Airbus dedicates new Alabama plant

Glenn Farley reports

MOBILE, Ala. - Airbus opened its first U.S. manufacturing plant on Monday. It is the first time since the late 1990s that there has been two companies making airliners in the U.S. since Boeing merged with McDonnell Douglas.

The former McDonnell Douglas plants in Long Beach, California no longer produce planes.

State, federal and local leaders were on hand Monday as the company dedicated its new airplane factory in Mobile.

The $600 million complex is expected to employ as many as 1,000 people once production begins later this year. The first aircraft delivery is planned for late next year next year. That plane will go to jetBlue. The next one will go to American Airlines.

The factory is designed produce the common single aisle airliners Airbus also builds in three other factories around the world, the A319, A320 and A321 aircraft. But Airbus executives say the order's slated to be built in Mobile are heavily favoring the larger A321.

The plant could mean more competition for Boeing, but it can also mean more business for dozens of companies that do business with Airbus here in Washington.

Airbus V.P. for Procurement David Williams says Washington as a state is now ranked number two behind only California, and ranks fourth in terms of dollars spent.

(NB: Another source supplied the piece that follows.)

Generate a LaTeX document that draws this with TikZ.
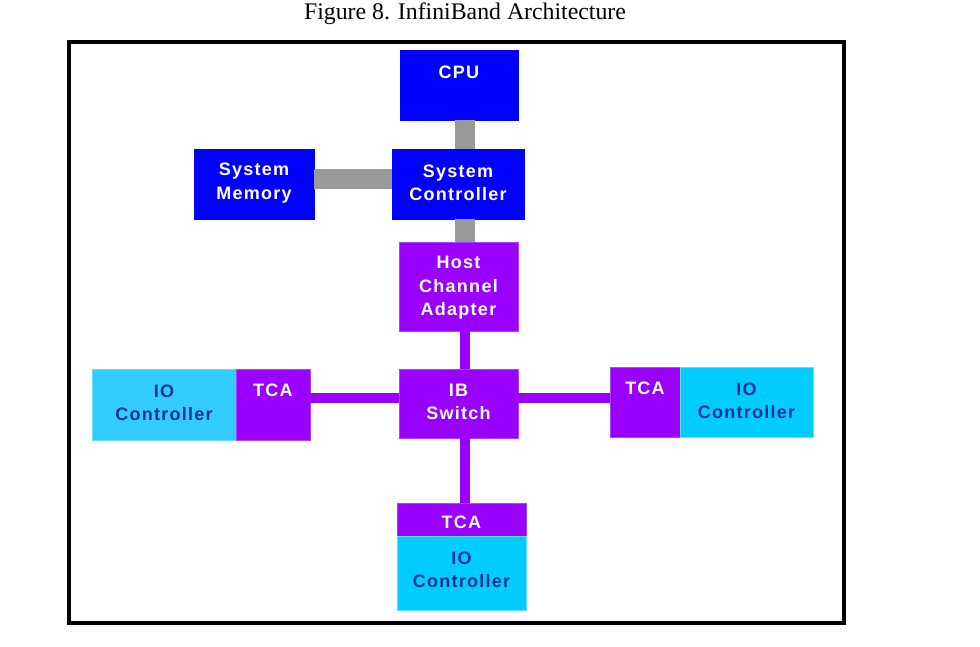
\documentclass[tikz,border=0pt]{standalone}
\usepackage{fontspec}
\setmainfont{Liberation Serif}
\newfontfamily\boxfont[LetterSpace=7]{Liberation Sans}
\definecolor{cpublue}{HTML}{0000FF}
\definecolor{ibpurple}{HTML}{9900FF}
\definecolor{ibpurpleedge}{HTML}{AA44FF}
\definecolor{iolight}{HTML}{33CCFF}
\definecolor{iocyan}{HTML}{00CCFF}
\definecolor{ioedge}{HTML}{66DDFF}
\definecolor{navytext}{HTML}{0A3399}
\definecolor{bargray}{HTML}{999999}
\begin{document}
\begin{tikzpicture}[x=1pt,y=-1pt,
  blubox/.style={fill=cpublue, draw=cpublue, line width=0.8pt, inner sep=0pt},
  purbox/.style={fill=ibpurple, draw=ibpurpleedge, line width=0.8pt, inner sep=0pt},
  iobox/.style={fill=#1, draw=ioedge, line width=0.8pt, inner sep=0pt},
  wtext/.style={text=white, font=\boxfont\bfseries\fontsize{18}{23.5}\selectfont, align=center, inner sep=0pt},
  ntext/.style={text=navytext, font=\boxfont\bfseries\fontsize{18}{23.5}\selectfont, align=center, inner sep=0pt},
  graybar/.style={draw=bargray, line width=20pt},
  purbar/.style={draw=ibpurple, line width=9.5pt}]
\useasboundingbox (0,0) rectangle (980,646);
\node[font=\fontsize{23.8}{27}\selectfont, inner sep=0pt] (title) at (465,14) {Figure 8. InfiniBand Architecture};
\node[draw=black, line width=4pt, minimum width=775pt, minimum height=581pt, inner sep=0pt] (frame) at (456.5,332.5) {};

% connector anchor points
\coordinate (cpuS) at (465,120);
\coordinate (scN) at (465,149);
\coordinate (scS) at (465,219);
\coordinate (hcaN) at (465,242);
\coordinate (hcaS) at (465,331);
\coordinate (swN) at (465,369);
\coordinate (swS) at (465,438);
\coordinate (tcabN) at (465,503);
\coordinate (smE) at (314,179);
\coordinate (scW) at (392,179);
\coordinate (tcalE) at (310,398);
\coordinate (swW) at (399,398);
\coordinate (swE) at (518,398);
\coordinate (tcarW) at (610,398);

% boxes
\node[blubox, minimum width=118pt, minimum height=70pt] (cpu) at (459,85) {};
\node[blubox, minimum width=120pt, minimum height=70pt] (sm) at (254,184) {};
\node[blubox, minimum width=132pt, minimum height=70pt] (sc) at (458,184) {};
\node[purbox, minimum width=119pt, minimum height=89pt] (hca) at (458.5,286.5) {};
\node[purbox, minimum width=119pt, minimum height=69pt] (sw) at (458.5,403.5) {};
\node[iobox=iolight, minimum width=144pt, minimum height=71pt] (iol) at (164,404.5) {};
\node[purbox, minimum width=74pt, minimum height=71pt] (tcal) at (273,404.5) {};
\node[purbox, minimum width=70pt, minimum height=70pt] (tcar) at (645,402) {};
\node[iobox=iocyan, minimum width=133pt, minimum height=70pt] (ior) at (746.5,402) {};
\node[purbox, minimum width=129pt, minimum height=33pt] (tcab) at (461.5,519.5) {};
\node[iobox=iocyan, minimum width=129pt, minimum height=74pt] (iob) at (461.5,573) {};

% connectors
\draw[graybar] (cpu.south -| cpuS) -- (sc.north -| scN);
\draw[graybar] (sc.south -| scS) -- (hca.north -| hcaN);
\draw[graybar] (sm.east |- smE) -- (sc.west |- scW);
\draw[purbar] (hca.south -| hcaS) -- (sw.north -| swN);
\draw[purbar] (sw.south -| swS) -- (tcab.north -| tcabN);
\draw[purbar] (tcal.east |- tcalE) -- (sw.west |- swW);
\draw[purbar] (sw.east |- swE) -- (tcar.west |- tcarW);

% texts
\node[wtext] (cpuT) at (459,72) {CPU};
\node[wtext] (smT) at (254,183) {System\\Memory};
\node[wtext] (scT) at (458,183) {System\\Controller};
\node[wtext] (hcaT) at (458.5,288) {Host\\Channel\\Adapter};
\node[wtext] (swT) at (458.5,402) {IB\\Switch};
\node[ntext] (iolT) at (164,403) {IO\\Controller};
\node[wtext] (tcalT) at (273,390) {TCA};
\node[wtext] (tcarT) at (645,388) {TCA};
\node[ntext] (iorT) at (746.5,401) {IO\\Controller};
\node[wtext] (tcabT) at (461.5,522) {TCA};
\node[ntext] (iobT) at (461.5,570) {IO\\Controller};
\end{tikzpicture}
\end{document}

Airbus originally came to Mobile in a play to win the competition over Boeing to build a new tanker for the U.S. Air Force. Airbus promising to assemble the tankers based on the much larger A330 wide bodied jet in Mobile. Airbus won the contract, but ultimately lost after Boeing contested the deal.

But Airbus CEO Fabrice Bregier said the European based Airbus would keep its commitment to build airliners in Mobile. That is now the A320 line, which the head of Airbus' North American wing Allan McCartor says will better position the company to win future defense business in the future.

The current Mobile assembly line is now planned to build four jets per month but could eventually go eight jets per month or nearly 100 planes per year. Most destined for U.S. based carriers, a North American market that Airbus expects will expand 40 percent over the next 20 years.